-- WHAT TO PRODUCE --
Return exactly the lines that run from the beginning through the line containing "1.5, 1.5625, 1.625, 1.6875, 1.75, 1.8125, 1.875, 1.9375, 2.0]", both included, and no others.

[Charts and diagrams as code]
------------

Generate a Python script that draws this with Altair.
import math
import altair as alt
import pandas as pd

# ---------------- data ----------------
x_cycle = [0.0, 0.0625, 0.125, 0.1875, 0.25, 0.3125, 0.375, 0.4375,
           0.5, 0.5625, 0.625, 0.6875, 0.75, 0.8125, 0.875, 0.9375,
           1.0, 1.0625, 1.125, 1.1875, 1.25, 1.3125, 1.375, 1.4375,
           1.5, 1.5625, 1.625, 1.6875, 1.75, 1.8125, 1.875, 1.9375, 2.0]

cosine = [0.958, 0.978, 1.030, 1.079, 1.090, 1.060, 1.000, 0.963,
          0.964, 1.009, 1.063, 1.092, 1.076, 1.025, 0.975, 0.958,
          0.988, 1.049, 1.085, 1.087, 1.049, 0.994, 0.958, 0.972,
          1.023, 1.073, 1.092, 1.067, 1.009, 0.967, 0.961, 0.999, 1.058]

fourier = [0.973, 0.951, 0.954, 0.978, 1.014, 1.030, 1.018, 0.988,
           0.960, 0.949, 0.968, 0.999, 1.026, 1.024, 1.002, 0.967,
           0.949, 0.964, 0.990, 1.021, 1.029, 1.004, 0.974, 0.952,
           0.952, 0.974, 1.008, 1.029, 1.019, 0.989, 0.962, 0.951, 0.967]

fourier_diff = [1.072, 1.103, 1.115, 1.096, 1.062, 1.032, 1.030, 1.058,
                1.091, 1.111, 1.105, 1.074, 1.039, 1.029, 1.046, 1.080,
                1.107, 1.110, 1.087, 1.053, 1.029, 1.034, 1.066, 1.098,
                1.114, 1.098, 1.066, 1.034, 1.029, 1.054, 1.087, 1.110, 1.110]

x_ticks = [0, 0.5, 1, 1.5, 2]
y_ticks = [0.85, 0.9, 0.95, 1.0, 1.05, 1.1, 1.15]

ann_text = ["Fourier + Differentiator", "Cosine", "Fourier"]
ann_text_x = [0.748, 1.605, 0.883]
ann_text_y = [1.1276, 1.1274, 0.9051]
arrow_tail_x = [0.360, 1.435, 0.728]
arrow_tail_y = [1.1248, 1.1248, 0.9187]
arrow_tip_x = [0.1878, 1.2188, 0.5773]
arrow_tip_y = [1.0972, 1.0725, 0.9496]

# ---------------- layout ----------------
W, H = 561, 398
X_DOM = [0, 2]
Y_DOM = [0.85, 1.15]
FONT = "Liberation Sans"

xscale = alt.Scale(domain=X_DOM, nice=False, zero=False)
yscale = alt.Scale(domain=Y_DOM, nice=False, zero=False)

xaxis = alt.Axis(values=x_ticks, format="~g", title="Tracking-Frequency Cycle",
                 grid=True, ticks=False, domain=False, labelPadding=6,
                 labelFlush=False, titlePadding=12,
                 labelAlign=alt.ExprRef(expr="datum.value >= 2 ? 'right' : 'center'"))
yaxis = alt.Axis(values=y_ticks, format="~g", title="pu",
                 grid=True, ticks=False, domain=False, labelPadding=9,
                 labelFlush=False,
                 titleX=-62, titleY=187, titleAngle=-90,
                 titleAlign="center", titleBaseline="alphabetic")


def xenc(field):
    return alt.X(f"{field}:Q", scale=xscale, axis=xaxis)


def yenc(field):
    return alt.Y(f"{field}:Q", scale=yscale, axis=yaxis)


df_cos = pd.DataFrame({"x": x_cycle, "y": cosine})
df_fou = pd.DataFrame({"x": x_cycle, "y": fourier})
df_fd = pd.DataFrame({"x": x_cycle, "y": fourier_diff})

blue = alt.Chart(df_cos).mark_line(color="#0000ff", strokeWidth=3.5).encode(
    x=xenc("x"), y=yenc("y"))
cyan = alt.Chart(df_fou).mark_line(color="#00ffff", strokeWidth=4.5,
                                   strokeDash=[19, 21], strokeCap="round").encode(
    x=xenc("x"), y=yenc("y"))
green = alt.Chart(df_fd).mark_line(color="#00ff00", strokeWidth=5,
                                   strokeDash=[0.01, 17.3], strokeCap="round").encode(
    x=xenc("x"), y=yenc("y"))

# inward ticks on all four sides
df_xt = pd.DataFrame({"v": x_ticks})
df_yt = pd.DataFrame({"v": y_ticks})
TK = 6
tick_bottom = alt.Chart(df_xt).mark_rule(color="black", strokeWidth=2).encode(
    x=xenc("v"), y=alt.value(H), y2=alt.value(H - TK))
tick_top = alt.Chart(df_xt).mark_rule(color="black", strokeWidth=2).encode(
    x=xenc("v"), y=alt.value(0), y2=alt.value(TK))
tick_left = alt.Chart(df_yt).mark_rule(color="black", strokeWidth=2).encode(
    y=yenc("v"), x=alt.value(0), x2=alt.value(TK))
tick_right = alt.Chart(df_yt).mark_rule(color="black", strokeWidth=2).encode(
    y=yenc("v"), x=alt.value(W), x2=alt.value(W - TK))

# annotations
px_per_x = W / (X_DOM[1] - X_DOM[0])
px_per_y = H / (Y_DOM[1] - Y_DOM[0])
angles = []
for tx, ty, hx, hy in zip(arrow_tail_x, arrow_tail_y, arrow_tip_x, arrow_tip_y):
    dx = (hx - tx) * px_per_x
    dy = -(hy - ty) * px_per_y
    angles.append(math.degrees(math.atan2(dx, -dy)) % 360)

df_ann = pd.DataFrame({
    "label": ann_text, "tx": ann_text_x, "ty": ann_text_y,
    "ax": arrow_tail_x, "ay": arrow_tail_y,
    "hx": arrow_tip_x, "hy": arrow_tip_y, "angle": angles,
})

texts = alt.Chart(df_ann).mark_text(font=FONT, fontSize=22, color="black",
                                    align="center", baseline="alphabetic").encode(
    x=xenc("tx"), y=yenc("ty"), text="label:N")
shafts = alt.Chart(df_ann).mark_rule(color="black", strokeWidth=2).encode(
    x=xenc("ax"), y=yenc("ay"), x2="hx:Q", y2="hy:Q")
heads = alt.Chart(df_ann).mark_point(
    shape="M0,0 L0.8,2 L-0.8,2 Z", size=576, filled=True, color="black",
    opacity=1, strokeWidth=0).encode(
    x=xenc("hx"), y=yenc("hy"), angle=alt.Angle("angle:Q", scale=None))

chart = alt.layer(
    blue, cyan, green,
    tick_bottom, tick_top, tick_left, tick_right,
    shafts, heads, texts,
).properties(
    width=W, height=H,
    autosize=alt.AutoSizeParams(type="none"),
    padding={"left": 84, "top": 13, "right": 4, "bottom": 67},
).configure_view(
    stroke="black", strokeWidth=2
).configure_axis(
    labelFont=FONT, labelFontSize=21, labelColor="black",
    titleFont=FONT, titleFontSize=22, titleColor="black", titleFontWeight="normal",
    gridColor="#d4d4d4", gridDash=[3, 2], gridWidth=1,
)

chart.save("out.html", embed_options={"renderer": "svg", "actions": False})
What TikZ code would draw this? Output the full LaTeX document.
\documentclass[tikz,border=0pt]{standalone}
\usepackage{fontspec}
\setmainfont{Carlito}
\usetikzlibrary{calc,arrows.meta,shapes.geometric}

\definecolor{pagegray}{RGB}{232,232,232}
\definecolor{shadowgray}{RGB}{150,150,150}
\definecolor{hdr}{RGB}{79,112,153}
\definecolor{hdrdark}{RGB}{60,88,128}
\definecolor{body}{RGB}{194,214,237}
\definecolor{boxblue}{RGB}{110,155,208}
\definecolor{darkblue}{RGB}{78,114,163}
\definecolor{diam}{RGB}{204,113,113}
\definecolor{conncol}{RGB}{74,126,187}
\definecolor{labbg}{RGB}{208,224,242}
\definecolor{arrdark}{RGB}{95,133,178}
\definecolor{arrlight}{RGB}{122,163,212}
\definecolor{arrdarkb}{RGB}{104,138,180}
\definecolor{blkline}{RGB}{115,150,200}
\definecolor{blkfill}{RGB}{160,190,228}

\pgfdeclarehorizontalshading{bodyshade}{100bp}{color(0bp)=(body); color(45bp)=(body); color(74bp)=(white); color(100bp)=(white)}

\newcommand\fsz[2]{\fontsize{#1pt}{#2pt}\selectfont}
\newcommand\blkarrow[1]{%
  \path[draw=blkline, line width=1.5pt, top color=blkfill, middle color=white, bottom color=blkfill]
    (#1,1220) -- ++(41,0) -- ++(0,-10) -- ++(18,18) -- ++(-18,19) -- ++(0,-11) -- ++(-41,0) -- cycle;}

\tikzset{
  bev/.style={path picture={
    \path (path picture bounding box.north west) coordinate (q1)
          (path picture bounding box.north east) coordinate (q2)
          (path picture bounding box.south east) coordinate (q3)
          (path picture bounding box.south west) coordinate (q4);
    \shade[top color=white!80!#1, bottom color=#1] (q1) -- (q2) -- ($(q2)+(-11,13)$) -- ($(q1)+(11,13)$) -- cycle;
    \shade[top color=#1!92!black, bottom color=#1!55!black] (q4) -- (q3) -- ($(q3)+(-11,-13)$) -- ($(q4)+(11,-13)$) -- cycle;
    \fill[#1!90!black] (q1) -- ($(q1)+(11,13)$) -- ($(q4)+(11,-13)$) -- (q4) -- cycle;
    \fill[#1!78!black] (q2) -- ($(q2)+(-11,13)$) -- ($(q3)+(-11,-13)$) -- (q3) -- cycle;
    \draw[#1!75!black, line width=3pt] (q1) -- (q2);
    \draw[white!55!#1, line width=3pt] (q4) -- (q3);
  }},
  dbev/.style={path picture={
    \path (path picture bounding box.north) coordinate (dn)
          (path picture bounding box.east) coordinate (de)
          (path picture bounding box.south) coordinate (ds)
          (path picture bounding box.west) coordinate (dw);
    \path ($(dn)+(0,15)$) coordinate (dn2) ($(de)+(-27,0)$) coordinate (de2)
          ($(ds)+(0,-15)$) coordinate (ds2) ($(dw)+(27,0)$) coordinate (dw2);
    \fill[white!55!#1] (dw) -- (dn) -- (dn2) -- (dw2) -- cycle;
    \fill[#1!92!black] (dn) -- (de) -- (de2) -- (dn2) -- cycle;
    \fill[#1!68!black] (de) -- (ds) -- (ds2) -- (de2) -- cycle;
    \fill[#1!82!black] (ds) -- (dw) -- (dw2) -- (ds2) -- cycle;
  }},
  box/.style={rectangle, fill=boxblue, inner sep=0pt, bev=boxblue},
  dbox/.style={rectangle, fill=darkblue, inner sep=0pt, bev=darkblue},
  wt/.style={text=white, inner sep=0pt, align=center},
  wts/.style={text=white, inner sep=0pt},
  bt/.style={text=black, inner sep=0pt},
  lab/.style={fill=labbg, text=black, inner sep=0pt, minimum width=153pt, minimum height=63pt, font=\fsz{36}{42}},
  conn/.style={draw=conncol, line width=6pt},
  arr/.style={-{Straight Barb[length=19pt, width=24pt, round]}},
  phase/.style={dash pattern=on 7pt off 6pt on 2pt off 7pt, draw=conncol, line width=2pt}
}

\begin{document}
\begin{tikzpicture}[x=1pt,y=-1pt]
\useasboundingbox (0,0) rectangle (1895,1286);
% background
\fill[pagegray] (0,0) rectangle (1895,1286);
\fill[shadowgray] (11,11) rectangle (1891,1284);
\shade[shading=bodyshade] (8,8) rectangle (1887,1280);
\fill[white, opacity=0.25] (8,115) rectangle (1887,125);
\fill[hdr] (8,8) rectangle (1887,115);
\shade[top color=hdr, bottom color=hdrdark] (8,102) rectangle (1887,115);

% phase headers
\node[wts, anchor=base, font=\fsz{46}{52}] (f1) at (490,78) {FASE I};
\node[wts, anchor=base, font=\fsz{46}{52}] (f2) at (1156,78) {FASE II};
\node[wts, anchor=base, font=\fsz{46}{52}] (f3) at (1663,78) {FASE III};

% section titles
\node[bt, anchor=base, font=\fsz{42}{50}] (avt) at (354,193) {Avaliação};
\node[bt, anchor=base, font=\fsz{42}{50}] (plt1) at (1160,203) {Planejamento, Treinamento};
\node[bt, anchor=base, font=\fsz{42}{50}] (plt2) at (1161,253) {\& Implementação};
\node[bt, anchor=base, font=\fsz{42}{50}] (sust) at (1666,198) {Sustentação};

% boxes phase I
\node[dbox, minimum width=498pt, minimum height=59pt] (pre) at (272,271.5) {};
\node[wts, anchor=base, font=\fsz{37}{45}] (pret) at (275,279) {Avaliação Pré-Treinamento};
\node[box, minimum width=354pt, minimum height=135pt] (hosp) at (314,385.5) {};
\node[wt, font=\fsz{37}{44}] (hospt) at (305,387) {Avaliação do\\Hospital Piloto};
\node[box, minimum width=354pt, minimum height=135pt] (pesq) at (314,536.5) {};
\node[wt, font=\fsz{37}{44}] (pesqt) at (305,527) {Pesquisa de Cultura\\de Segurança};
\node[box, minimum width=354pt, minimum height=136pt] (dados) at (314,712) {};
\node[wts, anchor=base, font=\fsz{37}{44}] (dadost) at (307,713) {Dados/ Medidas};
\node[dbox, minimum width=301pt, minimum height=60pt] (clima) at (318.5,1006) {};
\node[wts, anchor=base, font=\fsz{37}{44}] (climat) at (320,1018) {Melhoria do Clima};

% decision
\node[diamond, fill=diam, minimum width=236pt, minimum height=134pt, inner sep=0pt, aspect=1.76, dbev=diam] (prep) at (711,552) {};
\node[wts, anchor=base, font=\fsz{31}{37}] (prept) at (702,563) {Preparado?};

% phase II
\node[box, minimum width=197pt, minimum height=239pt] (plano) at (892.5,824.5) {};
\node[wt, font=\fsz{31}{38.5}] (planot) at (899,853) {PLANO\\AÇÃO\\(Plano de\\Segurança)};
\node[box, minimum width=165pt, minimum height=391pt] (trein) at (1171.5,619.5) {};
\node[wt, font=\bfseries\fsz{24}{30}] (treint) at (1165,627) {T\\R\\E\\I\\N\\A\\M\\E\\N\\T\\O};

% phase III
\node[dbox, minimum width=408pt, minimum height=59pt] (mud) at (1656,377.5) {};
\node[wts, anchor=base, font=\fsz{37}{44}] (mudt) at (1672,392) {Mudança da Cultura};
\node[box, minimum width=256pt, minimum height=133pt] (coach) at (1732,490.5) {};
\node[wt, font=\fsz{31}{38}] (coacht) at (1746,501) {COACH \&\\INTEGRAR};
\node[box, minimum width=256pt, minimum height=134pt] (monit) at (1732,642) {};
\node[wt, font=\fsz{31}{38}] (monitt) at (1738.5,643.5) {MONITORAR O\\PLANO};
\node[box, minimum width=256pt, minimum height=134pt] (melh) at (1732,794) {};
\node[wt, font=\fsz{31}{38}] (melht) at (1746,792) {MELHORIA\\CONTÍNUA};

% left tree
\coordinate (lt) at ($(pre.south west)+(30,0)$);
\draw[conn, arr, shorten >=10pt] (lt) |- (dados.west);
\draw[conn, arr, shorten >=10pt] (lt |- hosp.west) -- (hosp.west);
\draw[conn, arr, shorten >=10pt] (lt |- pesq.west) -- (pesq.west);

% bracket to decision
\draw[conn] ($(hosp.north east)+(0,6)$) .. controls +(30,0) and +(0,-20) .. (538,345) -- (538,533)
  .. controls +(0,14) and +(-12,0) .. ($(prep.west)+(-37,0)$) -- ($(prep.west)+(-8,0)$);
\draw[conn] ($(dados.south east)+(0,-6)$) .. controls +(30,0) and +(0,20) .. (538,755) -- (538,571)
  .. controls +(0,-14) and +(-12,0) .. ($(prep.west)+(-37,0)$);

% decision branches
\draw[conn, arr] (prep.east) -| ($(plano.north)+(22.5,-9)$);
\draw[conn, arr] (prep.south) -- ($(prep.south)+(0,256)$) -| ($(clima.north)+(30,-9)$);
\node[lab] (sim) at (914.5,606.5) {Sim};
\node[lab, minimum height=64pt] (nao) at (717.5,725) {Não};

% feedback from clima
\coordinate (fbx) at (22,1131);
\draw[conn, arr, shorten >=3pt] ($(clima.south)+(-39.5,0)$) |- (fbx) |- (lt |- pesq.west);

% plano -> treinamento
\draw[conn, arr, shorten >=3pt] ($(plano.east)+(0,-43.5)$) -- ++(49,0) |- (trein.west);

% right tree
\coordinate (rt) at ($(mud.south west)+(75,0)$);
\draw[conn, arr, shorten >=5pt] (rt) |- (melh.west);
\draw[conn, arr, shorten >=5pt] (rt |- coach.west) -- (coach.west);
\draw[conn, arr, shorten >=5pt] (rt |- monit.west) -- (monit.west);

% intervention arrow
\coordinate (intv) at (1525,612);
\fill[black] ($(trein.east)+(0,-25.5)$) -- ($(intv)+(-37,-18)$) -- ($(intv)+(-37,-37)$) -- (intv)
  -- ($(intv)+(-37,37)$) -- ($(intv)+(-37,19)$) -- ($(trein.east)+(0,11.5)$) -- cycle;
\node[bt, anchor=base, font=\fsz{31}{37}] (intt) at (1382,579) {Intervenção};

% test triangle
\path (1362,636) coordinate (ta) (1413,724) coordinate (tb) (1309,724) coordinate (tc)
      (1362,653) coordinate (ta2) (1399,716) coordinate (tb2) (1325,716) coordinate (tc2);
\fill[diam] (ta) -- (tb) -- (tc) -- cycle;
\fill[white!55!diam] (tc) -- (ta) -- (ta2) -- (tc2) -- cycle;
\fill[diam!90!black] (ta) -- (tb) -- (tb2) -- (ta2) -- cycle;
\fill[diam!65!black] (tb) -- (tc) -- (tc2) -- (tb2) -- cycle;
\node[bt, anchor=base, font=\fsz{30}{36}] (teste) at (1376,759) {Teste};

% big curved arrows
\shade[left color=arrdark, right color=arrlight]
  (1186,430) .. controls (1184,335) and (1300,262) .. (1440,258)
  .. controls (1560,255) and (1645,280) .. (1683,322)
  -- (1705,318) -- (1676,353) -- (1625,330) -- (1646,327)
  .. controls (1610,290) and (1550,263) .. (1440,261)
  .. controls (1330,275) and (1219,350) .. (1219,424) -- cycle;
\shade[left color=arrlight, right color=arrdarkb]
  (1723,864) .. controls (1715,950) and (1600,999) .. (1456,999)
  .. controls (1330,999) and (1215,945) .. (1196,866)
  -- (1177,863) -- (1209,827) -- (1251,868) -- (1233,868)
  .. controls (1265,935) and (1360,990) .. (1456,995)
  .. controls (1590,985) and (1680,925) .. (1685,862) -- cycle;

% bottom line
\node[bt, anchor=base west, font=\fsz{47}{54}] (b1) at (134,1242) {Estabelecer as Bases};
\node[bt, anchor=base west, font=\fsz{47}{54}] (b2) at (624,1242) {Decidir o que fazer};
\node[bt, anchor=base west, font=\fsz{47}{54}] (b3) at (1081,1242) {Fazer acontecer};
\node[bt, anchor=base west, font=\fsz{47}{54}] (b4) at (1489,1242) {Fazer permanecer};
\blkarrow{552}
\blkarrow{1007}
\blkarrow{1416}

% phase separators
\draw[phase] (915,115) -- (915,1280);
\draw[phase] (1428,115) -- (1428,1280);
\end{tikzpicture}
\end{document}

------------

-- ANSWER TO THIS PROBLEM --
Generate a Python script that draws this with Altair.
import math
import altair as alt
import pandas as pd

# ---------------- data ----------------
x_cycle = [0.0, 0.0625, 0.125, 0.1875, 0.25, 0.3125, 0.375, 0.4375,
           0.5, 0.5625, 0.625, 0.6875, 0.75, 0.8125, 0.875, 0.9375,
           1.0, 1.0625, 1.125, 1.1875, 1.25, 1.3125, 1.375, 1.4375,
           1.5, 1.5625, 1.625, 1.6875, 1.75, 1.8125, 1.875, 1.9375, 2.0]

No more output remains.